* [The exercise]:
Repeat everything from the first line of the listing below through the line that contains "plt.rcParams['font.family'] = ['Liberation", exactly. Leave out pictures.

* [Source data]:
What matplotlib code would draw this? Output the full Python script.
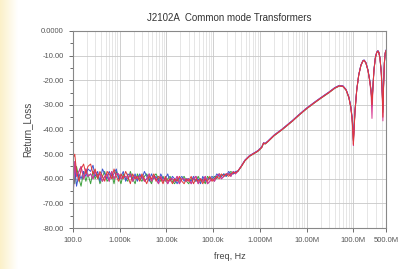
import numpy as np
import matplotlib
matplotlib.use("Agg")
import matplotlib.pyplot as plt
from matplotlib.ticker import FixedLocator, NullFormatter, LogLocator

plt.rcParams['font.family'] = ['Liberation Sans', 'DejaVu Sans']

# frequency grid, Hz
freq = [100, 110, 120, 135, 150, 170, 190, 210, 240, 270,
        300, 340, 380, 430, 480, 540, 600, 680, 760, 850,
        950, 1070, 1200, 1350, 1500, 1700, 1900, 2150, 2400, 2700,
        3000, 3400, 3800, 4300, 4800, 5400, 6000, 6800, 7600, 8500,
        9500, 10.7e3, 12e3, 13.5e3, 15e3, 17e3, 19e3, 21.5e3, 24e3, 27e3,
        30e3, 34e3, 38e3, 43e3, 48e3, 54e3, 60e3, 68e3, 76e3, 85e3,
        95e3, 107e3, 120e3, 135e3, 150e3, 170e3, 190e3, 215e3, 240e3, 270e3,
        300e3,
        340e3, 400e3, 480e3, 600e3, 750e3, 900e3, 1e6, 1.1e6, 1.2e6, 1.3e6,
        1.5e6, 2e6, 3e6, 5e6, 7e6, 10e6, 15e6, 20e6, 30e6, 40e6,
        50e6, 60e6, 70e6, 80e6, 88e6, 94e6, 98e6, 100e6, 103e6, 108e6,
        118e6, 130e6, 145e6, 160e6, 170e6, 185e6, 205e6, 225e6, 240e6, 250e6,
        260e6, 275e6, 295e6, 315e6, 335e6, 350e6, 370e6, 395e6, 415e6, 428e6,
        440e6, 460e6, 480e6, 500e6]

# low band (100 Hz .. 300 kHz), one list per trace
lf_red = [-52, -50, -57, -61, -56, -54, -58, -55, -54, -58,
          -56, -60, -57, -59, -61, -57, -58, -60, -56, -59,
          -61, -58, -60, -57, -59, -62, -58, -60, -59, -61,
          -58, -60, -62, -59, -60, -58, -61, -59, -60, -62,
          -59, -61, -60, -62, -60, -61, -59, -61, -62, -60,
          -61, -59, -62, -60, -61, -60, -62, -60, -61, -59,
          -61, -60, -59, -60, -58, -59, -58, -59, -58, -57.5,
          -57.5]
lf_blue = [-60, -55, -63, -58, -60, -57, -59, -56, -57, -54.5,
           -59, -57, -61, -56, -58, -60, -57, -59, -58, -56,
           -60, -59, -57, -61, -58, -59, -60, -58, -61, -58,
           -60, -57, -59, -61, -58, -60, -59, -61, -58, -60,
           -60, -58, -61, -59, -60, -62, -60, -59, -61, -60,
           -60, -61, -59, -61, -60, -62, -59, -61, -60, -60,
           -59, -60, -58, -59, -59, -58, -59, -57, -58, -58,
           -57]
lf_green = [-56, -62, -55, -60, -63, -57, -61, -58, -62, -57,
            -60, -58, -62, -59, -57, -61, -60, -58, -62, -57,
            -59, -62, -58, -60, -61, -57, -60, -62, -58, -60,
            -61, -59, -58, -60, -62, -59, -58, -60, -61, -59,
            -61, -60, -59, -61, -62, -60, -61, -60, -59, -61,
            -62, -60, -60, -61, -59, -61, -60, -62, -59, -60,
            -60, -59, -60, -58, -59, -58, -59, -58, -57, -58,
            -57.5]
lf_magenta = [-70, -53, -59, -57, -55, -60, -56, -59, -58, -60,
              -57, -59, -58, -61, -59, -58, -61, -57, -60, -58,
              -58, -60, -59, -59, -60, -58, -61, -59, -60, -59,
              -59, -61, -60, -58, -61, -59, -60, -62, -59, -61,
              -60, -62, -60, -60, -61, -59, -62, -60, -60, -61,
              -60, -62, -60, -59, -62, -60, -61, -59, -62, -61,
              -60, -61, -59, -58, -60, -59, -58, -58, -59, -57,
              -58]

# high band (340 kHz .. 500 MHz)
hf_red = [-56.8, -55, -52.6, -50.8, -49.7, -48.8, -48, -47.2, -45.5, -45.8,
          -44.8, -42.5, -40, -36.5, -34, -31.5, -29, -27.3, -25, -23.2,
          -22.3, -22.5, -24, -27, -31, -36, -42, -46, -41, -33,
          -24, -18, -14, -12.2, -12, -13, -16, -20.5, -25, -30,
          -24, -16, -11, -8.8, -8.2, -8.8, -11, -17, -26, -35,
          -24, -13, -9, -8]
hf_blue = [-56.8, -54.8, -52.4, -50.6, -49.5, -48.6, -47.8, -47, -45.4, -45.6,
           -44.6, -42.3, -39.8, -36.3, -33.8, -31.3, -28.8, -27.1, -24.8, -23,
           -22.1, -22.3, -23.8, -26.8, -30.5, -35, -40, -44, -40, -32.5,
           -23.8, -17.8, -13.8, -12, -11.8, -12.8, -15.8, -20.2, -24.5, -29,
           -23.5, -15.8, -10.8, -8.6, -8, -8.6, -10.8, -16.5, -25, -32,
           -23, -12.8, -8.8, -7.8]
hf_green = [-57, -55.1, -52.7, -50.9, -49.8, -48.9, -48.1, -47.3, -45.6, -45.9,
            -44.9, -42.6, -40.1, -36.6, -34.1, -31.6, -29.1, -27.4, -25.1, -23.3,
            -22.4, -22.6, -24.1, -27.1, -31, -35.5, -41, -44.5, -40.5, -33,
            -24, -18, -14, -12.2, -12, -13, -16, -20.5, -24.5, -30.5,
            -24, -16, -11, -8.8, -8.2, -8.8, -11, -16.8, -25.5, -33,
            -23.5, -13, -9, -8]
hf_magenta = [-56.9, -55, -52.6, -50.8, -49.7, -48.8, -48, -47.2, -45.5, -45.8,
              -44.8, -42.5, -40, -36.5, -34, -31.5, -29, -27.3, -25, -23.2,
              -22.3, -22.5, -24, -27, -31, -36, -42.5, -46.5, -41.5, -33,
              -24, -18, -14, -12.2, -12, -13, -16, -21, -26, -35.5,
              -25, -16.2, -11, -8.8, -8.2, -8.8, -11, -17.5, -27, -36.5,
              -24.5, -13.2, -9, -8]

traces = [
    ("#3aa03a", lf_green + hf_green),
    ("#3c55d2", lf_blue + hf_blue),
    ("#8a4cc0", lf_magenta + hf_blue),
    ("#d8388f", lf_magenta + hf_magenta),
    ("#e03838", lf_red + hf_red),
]

xticks = [1e2, 1e3, 1e4, 1e5, 1e6, 1e7, 1e8, 5e8]
xticklabels = ["100.0", "1.000k", "10.00k", "100.0k", "1.000M", "10.00M", "100.0M", "500.0M"]
yticks = [0, -10, -20, -30, -40, -50, -60, -70, -80]
yticklabels = ["0.0000", "-10.00", "-20.00", "-30.00", "-40.00", "-50.00", "-60.00", "-70.00", "-80.00"]

fig = plt.figure(figsize=(3.98, 2.69), dpi=100)

# pale yellow edge on the left of the page
bg = fig.add_axes([0, 0, 0.045, 1], zorder=-5)
bg.imshow(np.linspace(1, 0, 50).reshape(1, -1), aspect="auto",
          cmap=matplotlib.colors.LinearSegmentedColormap.from_list("y", ["#ffffff", "#fbf0c8"]),
          extent=[0, 1, 0, 1])
bg.axis("off")

ax = fig.add_axes([0.183, 0.152, 0.787, 0.733])
for col, vals in traces:
    ax.plot(freq, vals, color=col, lw=0.7)

ax.set_xscale("log")
ax.set_xlim(100, 5e8)
ax.set_ylim(-80, 0)
ax.set_xticks(xticks)
ax.set_xticklabels(xticklabels)
ax.xaxis.set_minor_locator(LogLocator(base=10, subs=np.arange(2, 10)))
ax.xaxis.set_minor_formatter(NullFormatter())
ax.set_yticks(yticks)
ax.set_yticklabels(yticklabels)
ax.yaxis.set_minor_locator(FixedLocator(np.arange(-75, 0, 10)))

ax.grid(True, which="major", color="#c8c8c8", lw=0.6)
ax.grid(True, which="minor", axis="x", color="#dcdcdc", lw=0.5)
ax.tick_params(which="both", labelsize=5.5, colors="#555555", length=3, width=0.6)
ax.tick_params(axis="y", which="minor", length=2)
ax.tick_params(axis="x", which="minor", length=0)
for s in ax.spines.values():
    s.set_color("#888888")
    s.set_linewidth(0.8)

ax.set_title("J2102A  Common mode Transformers", fontsize=7, color="#333333", pad=7)
ax.set_xlabel("freq, Hz", fontsize=6.5, color="#444444", labelpad=6)
ax.set_ylabel("Return_Loss", fontsize=7, color="#444444", labelpad=6)

fig.savefig("out.png", dpi=100)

* [Reply]:
What matplotlib code would draw this? Output the full Python script.
import numpy as np
import matplotlib
matplotlib.use("Agg")
import matplotlib.pyplot as plt
from matplotlib.ticker import FixedLocator, NullFormatter, LogLocator

plt.rcParams['font.family'] = ['Liberation Sans', 'DejaVu Sans']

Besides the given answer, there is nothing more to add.